Une autre difficulté a trait aux modalités concrètes de l’exercice par le Royaume-Uni de son opt-out (décision de rester à l’écart) dans les matières relevant de l’espace de liberté, de sécurité et de justice et de l’élargissement de la compétence de la Cour à l’ensemble des actes pris dans le cadre de ce qui constitue actuellement le troisième pilier de l’Union européenne (notamment, recours en manquement pour non-transposition des directives). L’évolution qui conduit à intégrer le troisième pilier au premier, n’est pas acceptée par le Royaume-Uni qui subordonne donc son accord au futur traité à la possibilité de ne pas se voir appliquer certaines de ses dispositions. Mais cette démarche, outre qu’elle définit une conception d’ « Europe à la carte » peu compatible avec l’idée même d’union, pose des problèmes d’application pratiques. Par exemple, comment s’exercera concrètement la faculté du Royaume-Uni de choisir de participer ou non aux mesures prises dans le cadre de l’espace Schengen de libre circulation des personnes, qui prévoit la suppression des frontières internes et le renforcement des frontières extérieures ? Si le Royaume-Uni peut librement choisir les contraintes qu’il s’impose et les coopérations auxquelles il adhère, comment les autres pays pourront-ils veiller à la cohérence et à l’efficacité des mesures adoptées? Cet aspect de la négociation est, semble-t-il, un de ceux qui posent le plus de problèmes et ralentit les travaux des experts. L’enjeu est ainsi résumé par l’eurodéputé Andrew Duff : « Il conviendrait d’interroger les autorités britanniques sur leurs intentions exactes afin de sortir de cette démarche au coup par coup. La CIG n’est pas en train de rédiger un code de bonne conduite pour la prochaine saison politique mais un traité destiné à durer au-delà des changements de gouvernement. Si l’actuel ministre des affaires étrangères, M. David Miliband, est sans doute un Européen convaincu comme il le dit, il doit penser à son successeur qui sera peut-être un conservateur. Il faut donc veiller à ce que les instruments dont disposent les Britanniques soient définis de manière scrupuleuse pour être bien utilisés dans l’avenir ».
Sur la charte des droits fondamentaux qui fait l’objet de demandes d’opt out de la part de la Pologne et du Royaume-Uni, M.Jouyet après avoir rappelé que la question avait été réglée dans le mandat défini en juin, a minoré l’importance de l’opposition de ces deux pays, soulignant qu’au contraire la Pologne « ne serait pas hostile à la partie de la Charte relative aux droits sociaux ».
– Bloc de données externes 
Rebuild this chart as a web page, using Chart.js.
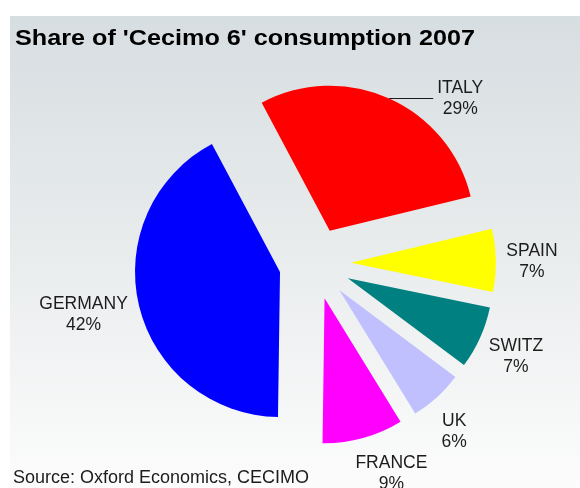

Le débat du Secrétaire d’Etat aux affaires européennes a également permis d’aborder d’autres questions sous un angle plus « franco-français ».
Ainsi, celle de la ratification du traité modificatif tout d’abord, qui, selon le ministère des affaires étrangères, devrait être précédée d’une révision constitutionnelle dans la mesure où la Constitution française dans sa rédaction actuelle fait référence au « Traité constitutionnel », alors que le futur traité devrait d’appeler « Traité modificatif ». Ensuite, la ratification par le Parlement pourrait intervenir durant les deux premiers mois de l’année 2008, le Gouvernement souhaitant aller vite.
Sur la Politique étrangère et de sécurité commune (PESC) et l’articulation entre la relance de la défense européenne et la réintégration éventuelle par la France des structures militaires intégrées de l’OTAN, évoquée par le Président de la République dans de récentes déclarations, M.Jouyet a rappelé que « dans la pratique, il existe déjà une forte imbrication entre l’OTAN et la politique européenne dans ce domaine, puisque 21 des 27 Etats membres sont membres de la structure intégrée de l’OTAN » et que les conditions posées par la France pour rejoindre ces états sont qu’il y ait une relance parallèle de la politique européenne de défense et un renforcement de ses moyens. La Présidence française de l’Union en 2008 devrait proposer des initiatives dans ce domaine. Mais sur le thème général de la PESC, la France va devoir convaincre des partenaires très réticents si l’on en croit M.Elmar Brok qui souligne dans son audition que la PESC concentre, « comme de coutume », les dissensions les plus marquées entre partisans de la naissance d’une Europe forte, parlant d’une seule voix et capable d’équilibrer le dialogue transatlantique et les opposants, qui à l’instar du Royaume-Uni, veulent avant tout conserver la proximité stratégique avec les Etats-Unis et sont hostiles à toute réforme européenne qui irait au delà d’une coopération à caractère intergouvernemental. Seront donc particulièrement révélateurs le statut et les moyens concrets qui seront reconnus au Haut représentant pour la PESC.
Sur l’abandon de l’obligation constitutionnelle d’un référendum lors de prochains élargissements de l’Union européenne, le ministre a réservé sa réponse soulignant que la décision ne lui appartient pas, mais il semble que l’idée soit effectivement à l ‘étude.